### What you need to do
Say how many lines contain the string "code". Give no other output.

### Data supplied
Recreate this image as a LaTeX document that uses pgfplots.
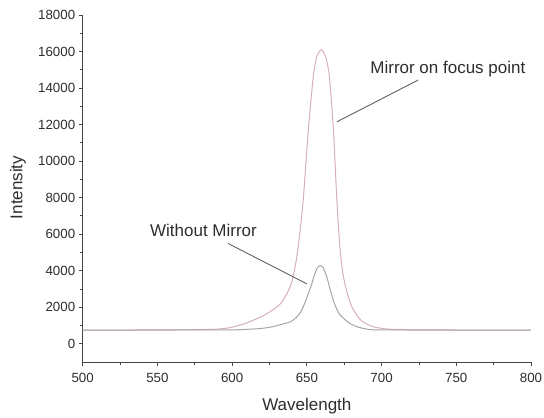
\documentclass[border=0pt]{standalone}
\usepackage{fontspec}
\setmainfont{Liberation Sans}
\usepackage{pgfplots}
\pgfplotsset{compat=1.18}
\definecolor{mirrorc}{RGB}{214,176,180}
\definecolor{plainc}{RGB}{165,165,165}
\definecolor{axisc}{RGB}{70,70,70}
\definecolor{txtc}{RGB}{45,45,45}

\begin{document}
\begin{tikzpicture}
\useasboundingbox (-82.7pt,-56pt) rectangle (461.3pt,362pt);
\begin{axis}[
    scale only axis,
    width=448.3pt, height=347pt,
    xmin=500, xmax=800,
    ymin=-1000, ymax=18000,
    axis x line=bottom, axis y line=left,
    axis line style={-, axisc, line width=0.9pt},
    xtick={500,550,...,800},
    ytick={0,2000,...,18000},
    scaled ticks=false,
    minor x tick num=1,
    minor y tick num=1,
    tick align=outside,
    major tick length=4pt,
    minor tick length=2.5pt,
    tick style={axisc, line width=0.8pt},
    /pgf/number format/assume math mode=true,
    /pgf/number format/1000 sep={},
    tick label style={font=\fontsize{13.3}{15}\selectfont, text=txtc},
    xticklabel style={yshift=-4pt},
    xlabel={Wavelength},
    ylabel={Intensity},
    label style={font=\fontsize{17}{19}\selectfont, text=txtc},
    xlabel style={at={(axis description cs:0.5,-0.127)}, anchor=center},
    ylabel style={at={(axis description cs:-0.1443,0.503)}, anchor=center},
    clip=false,
]
% Mirror on focus point
\addplot[mirrorc, line width=1pt, smooth, tension=0.4] coordinates {
    (500,750) (530,752) (560,755) (580,775) (590,800) (600,900) (610,1150)
    (620,1500) (628,1900) (633,2250) (637,2800) (640,3400) (643,4600)
    (645.5,6200) (647.7,8000) (651,11700) (654.4,14700) (656.8,15750)
    (659.6,16100) (662.4,15750) (665,14700) (667.8,11700) (670,8000)
    (672,5400) (674,3900) (676,3100) (678,2500) (680,2050) (683.5,1550)
    (687,1230) (692,1000) (697,880) (705,800) (720,760) (750,752) (800,750)
};
% Without Mirror
\addplot[plainc, line width=1pt, smooth, tension=0.4] coordinates {
    (500,750) (560,752) (600,760) (610,790) (620,840) (628,950) (634,1080)
    (639,1200) (643,1450) (646,1750) (649,2300) (651,2750) (653,3200)
    (655,3750) (657,4150) (659,4280) (661,4150) (663.4,3650) (665.5,3000)
    (667.8,2350) (670,1900) (672,1600) (674.5,1400) (678,1150) (683.5,930)
    (689,820) (695,760) (720,752) (800,750)
};
\draw[gray!75!black, line width=0.9pt] (axis cs:724.5,14440) -- (axis cs:670.1,12150);
\draw[gray!75!black, line width=0.9pt] (axis cs:597.3,5490) -- (axis cs:650,3280);
\node[anchor=west, inner sep=0, text=txtc, font=\fontsize{17}{19}\selectfont]
    at (axis cs:692.4,15040) {Mirror on focus point};
\node[anchor=west, inner sep=0, text=txtc, font=\fontsize{17}{19}\selectfont]
    at (axis cs:545,6200) {Without Mirror};
\end{axis}
\end{tikzpicture}
\end{document}
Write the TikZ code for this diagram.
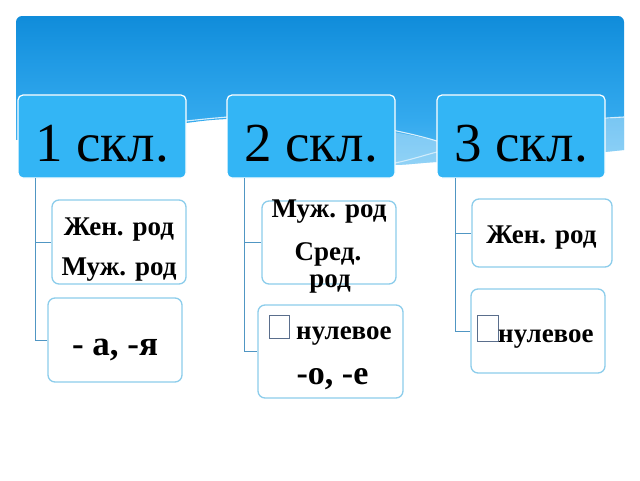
\documentclass[tikz,border=0pt]{standalone}
\usepackage{fontspec}
\setmainfont{Liberation Serif}
\usetikzlibrary{calc}
\definecolor{bantop}{RGB}{16,140,218}
\definecolor{banmid}{RGB}{32,154,228}
\definecolor{banlow}{RGB}{52,170,238}
\definecolor{banbot}{RGB}{85,186,242}
\definecolor{hdr}{RGB}{51,181,245}
\definecolor{cbord}{RGB}{140,205,235}
\definecolor{conn}{RGB}{80,150,195}
\definecolor{tofu}{RGB}{90,110,140}
\pgfdeclareverticalshading{bansh}{100bp}{color(0bp)=(banbot); color(25bp)=(banbot); color(40bp)=(banlow); color(60bp)=(banmid); color(75bp)=(bantop); color(100bp)=(bantop)}
\tikzset{
  hdrbox/.style={draw=white, line width=1.2pt, fill=hdr, rounded corners=5pt, inner sep=0pt},
  childbox/.style={draw=cbord, line width=1.3pt, fill=white, rounded corners=7pt, inner sep=0pt},
  hdrtext/.style={font=\fontsize{55}{60}\selectfont, anchor=base, inner sep=0pt},
  lbl/.style={font=\fontsize{27}{30}\selectfont\bfseries, anchor=base, inner sep=0pt},
  endg/.style={font=\fontsize{35}{40}\selectfont\bfseries, anchor=base, inner sep=0pt},
  tofubox/.style={draw=tofu, line width=0.8pt, fill=white, inner sep=0pt},
  connline/.style={draw=conn, line width=1pt},
  streak/.style={draw=white, line width=1.1pt}
}
\begin{document}
\begin{tikzpicture}[x=1pt,y=-1pt]
\useasboundingbox (0,0) rectangle (640,480);
% banner
\shade[shading=bansh]
  (16,140) -- (16,22) arc[start angle=180,end angle=270,radius=6] -- (618,16)
  arc[start angle=270,end angle=360,radius=6] -- (624,150)
  -- (605,152) .. controls (520,160) and (470,162) .. (437,162)
  .. controls (420,163) and (405,165) .. (395,165)
  .. controls (330,165) and (260,125) .. (228,119)
  .. controls (205,120) and (195,122) .. (186,123)
  .. controls (120,128) and (60,135) .. (16,140) -- cycle;
% lighter wave region
\fill[white, opacity=0.35]
  (228,119) .. controls (320,118) and (380,128) .. (437,141)
  .. controls (500,150) and (560,122) .. (605,119) -- (624,117) -- (624,150)
  -- (605,152) .. controls (520,160) and (470,162) .. (437,162)
  .. controls (420,163) and (405,165) .. (395,165)
  .. controls (330,165) and (260,125) .. (228,119) -- cycle;
\draw[streak, opacity=0.8] (186,121) .. controls (205,119) and (215,118) .. (228,117);
\draw[streak, opacity=0.8] (300,120) .. controls (350,121) and (400,130) .. (437,141);
\draw[streak, opacity=0.8] (560,124) .. controls (590,119) and (605,118) .. (624,117);
\draw[streak, opacity=0.6] (395,163) .. controls (410,160) and (425,155) .. (437,152);

% header boxes
\node[hdrbox, minimum width=168pt, minimum height=83pt] (h1) at (102,136.5) {};
\node[hdrbox, minimum width=168pt, minimum height=83pt] (h2) at (311,136.5) {};
\node[hdrbox, minimum width=168pt, minimum height=83pt] (h3) at (521,136.5) {};
\node[hdrtext] (h1t) at (102,161) {1 скл.};
\node[hdrtext] (h2t) at (311,161) {2 скл.};
\node[hdrtext] (h3t) at (521,161) {3 скл.};

% child boxes
\node[childbox, minimum width=134pt, minimum height=84pt] (a1) at (119,242) {};
\node[childbox, minimum width=134pt, minimum height=84pt] (b1) at (115,340) {};
\node[childbox, minimum width=134pt, minimum height=83pt] (a2) at (329,242.5) {};
\node[childbox, minimum width=145pt, minimum height=93pt] (b2) at (330.5,351.5) {};
\node[childbox, minimum width=140pt, minimum height=68pt] (a3) at (542,233) {};
\node[childbox, minimum width=134pt, minimum height=84pt] (b3) at (538,331) {};

% connectors
\coordinate (v1) at (35,178);
\coordinate (v2) at (244,178);
\coordinate (v3) at (455,178);
\draw[connline] (v1) |- (a1.west);
\draw[connline] (v1) |- (b1.west);
\draw[connline] (v2) |- (a2.west);
\draw[connline] (v2) |- (b2.west);
\draw[connline] (v3) |- (a3.west);
\draw[connline] (v3) |- (b3.west);

% texts column 1
\node[lbl] (a1t1) at (119,235) {Жен. род};
\node[lbl] (a1t2) at (119,275) {Муж. род};
\node[endg] (b1t) at (115,355) {- а, -я};
% column 2
\node[lbl] (a2t1) at (329,217) {Муж. род};
\node[lbl] (a2t2) at (328,260) {Сред.};
\node[lbl] (a2t3) at (330,287) {род};
\node[tofubox, minimum width=20pt, minimum height=23pt] (b2q) at (279,326.5) {};
\node[lbl, anchor=base west] (b2t1) at (296,339) {нулевое};
\node[endg, font=\fontsize{34}{40}\selectfont\bfseries] (b2t2) at (332.5,384) {-о, -е};
% column 3
\node[lbl] (a3t) at (541.5,243) {Жен. род};
\node[tofubox, minimum width=21pt, minimum height=26pt] (b3q) at (487.5,328) {};
\node[lbl, anchor=base west] (b3t) at (498,342) {нулевое};
\end{tikzpicture}
\end{document}
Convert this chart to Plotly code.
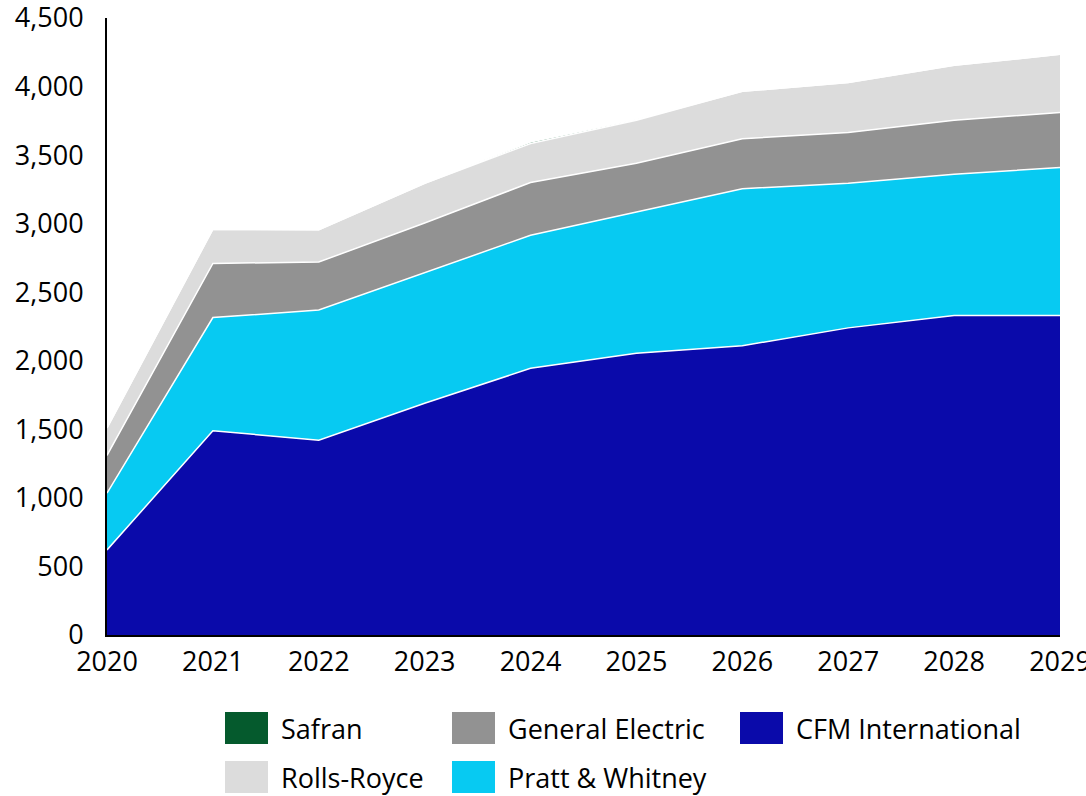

### Written reply
2